You wouldn’t knowingly value your own well-being less than that of a stranger who injures you in an accident. Unfortunately, this happens to many people when selecting underinsured motorist coverage.
Here is a typical example:
You are stopped at a red light and hit from behind.
The person who hit you had the minimum Pennsylvania policy of $15,000.
You carry $50,000 in coverage for people you injure.
You injure your rotator cuff, needing physical therapy, pain injections, and surgery. Your case is worth $100,000 or more.
What happens? The driver who hit you has $15,000. His insurance company says, here you go. Here is $15,000. Have a nice day.

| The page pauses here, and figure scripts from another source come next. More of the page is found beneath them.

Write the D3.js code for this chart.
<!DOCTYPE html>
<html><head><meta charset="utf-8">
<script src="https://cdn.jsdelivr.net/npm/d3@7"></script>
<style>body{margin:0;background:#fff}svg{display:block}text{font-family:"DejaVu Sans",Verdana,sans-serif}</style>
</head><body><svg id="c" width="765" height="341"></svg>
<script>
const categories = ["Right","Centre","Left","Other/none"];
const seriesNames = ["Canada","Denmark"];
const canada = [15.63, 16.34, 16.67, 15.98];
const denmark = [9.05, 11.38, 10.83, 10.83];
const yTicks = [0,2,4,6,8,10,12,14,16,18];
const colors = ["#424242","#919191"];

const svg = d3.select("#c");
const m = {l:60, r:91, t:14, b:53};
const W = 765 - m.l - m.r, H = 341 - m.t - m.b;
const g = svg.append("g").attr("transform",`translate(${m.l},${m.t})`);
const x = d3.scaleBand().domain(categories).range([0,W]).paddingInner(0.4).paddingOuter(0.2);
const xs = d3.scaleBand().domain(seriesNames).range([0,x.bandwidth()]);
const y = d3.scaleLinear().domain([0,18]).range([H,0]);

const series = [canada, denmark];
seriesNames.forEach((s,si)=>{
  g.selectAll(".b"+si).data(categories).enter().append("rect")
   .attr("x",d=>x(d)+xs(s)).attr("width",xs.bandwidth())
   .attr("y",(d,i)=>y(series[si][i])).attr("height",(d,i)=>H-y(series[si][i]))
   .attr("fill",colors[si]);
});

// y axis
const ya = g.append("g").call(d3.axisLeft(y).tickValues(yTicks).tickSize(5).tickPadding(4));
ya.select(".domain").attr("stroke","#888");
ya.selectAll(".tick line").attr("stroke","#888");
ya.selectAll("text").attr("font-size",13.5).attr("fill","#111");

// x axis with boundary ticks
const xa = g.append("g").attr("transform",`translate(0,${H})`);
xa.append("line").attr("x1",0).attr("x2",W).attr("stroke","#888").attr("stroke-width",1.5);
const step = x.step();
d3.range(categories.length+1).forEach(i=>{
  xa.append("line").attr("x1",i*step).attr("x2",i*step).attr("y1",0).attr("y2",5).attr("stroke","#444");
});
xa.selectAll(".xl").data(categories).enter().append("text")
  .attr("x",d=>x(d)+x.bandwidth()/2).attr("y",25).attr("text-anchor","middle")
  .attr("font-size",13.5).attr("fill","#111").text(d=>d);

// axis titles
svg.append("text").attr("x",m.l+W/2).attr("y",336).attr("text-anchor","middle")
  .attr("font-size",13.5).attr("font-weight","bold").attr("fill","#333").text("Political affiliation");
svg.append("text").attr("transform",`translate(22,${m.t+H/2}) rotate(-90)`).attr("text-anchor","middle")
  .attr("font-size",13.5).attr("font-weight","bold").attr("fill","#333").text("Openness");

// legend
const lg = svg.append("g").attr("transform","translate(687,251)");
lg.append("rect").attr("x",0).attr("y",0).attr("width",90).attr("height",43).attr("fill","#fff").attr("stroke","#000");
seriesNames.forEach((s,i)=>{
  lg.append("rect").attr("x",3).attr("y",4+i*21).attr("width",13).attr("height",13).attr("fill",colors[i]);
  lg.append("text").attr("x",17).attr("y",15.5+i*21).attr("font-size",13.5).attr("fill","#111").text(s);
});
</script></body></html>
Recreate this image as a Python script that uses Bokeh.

You could turn around and claim on your insurance policy’s $50,000 underinsured motorist coverage if you have it, but not everyone has that amount of UIM coverage. Many time, an insurer will offer you a lower premium to have $50,000 in coverage for hitting other people, but only $15,000 if you are injured by an underinsured driver. It is a cheaper policy if you agree to less underinsured coverage.
Why do they do this? If you are trying to collect UIM coverage, that is a lawsuit against your own insurance company. In effect, if they get you to buy lower UIM coverage, then they are reducing the amount of any claims that they have to pay to you as their insured. Check your declaration page or the statement of coverages. If it says that bodily injury coverage is $50,000 then hopefully, it also says underinsured coverage $50,000. If not, then you gave up your rights. At your next renewal investigate your UIM coverage. If you need your policy reviewed, fax or email it to me. I can give you an answer on what it provides.
Know your rights. Don’t sell them for pennies.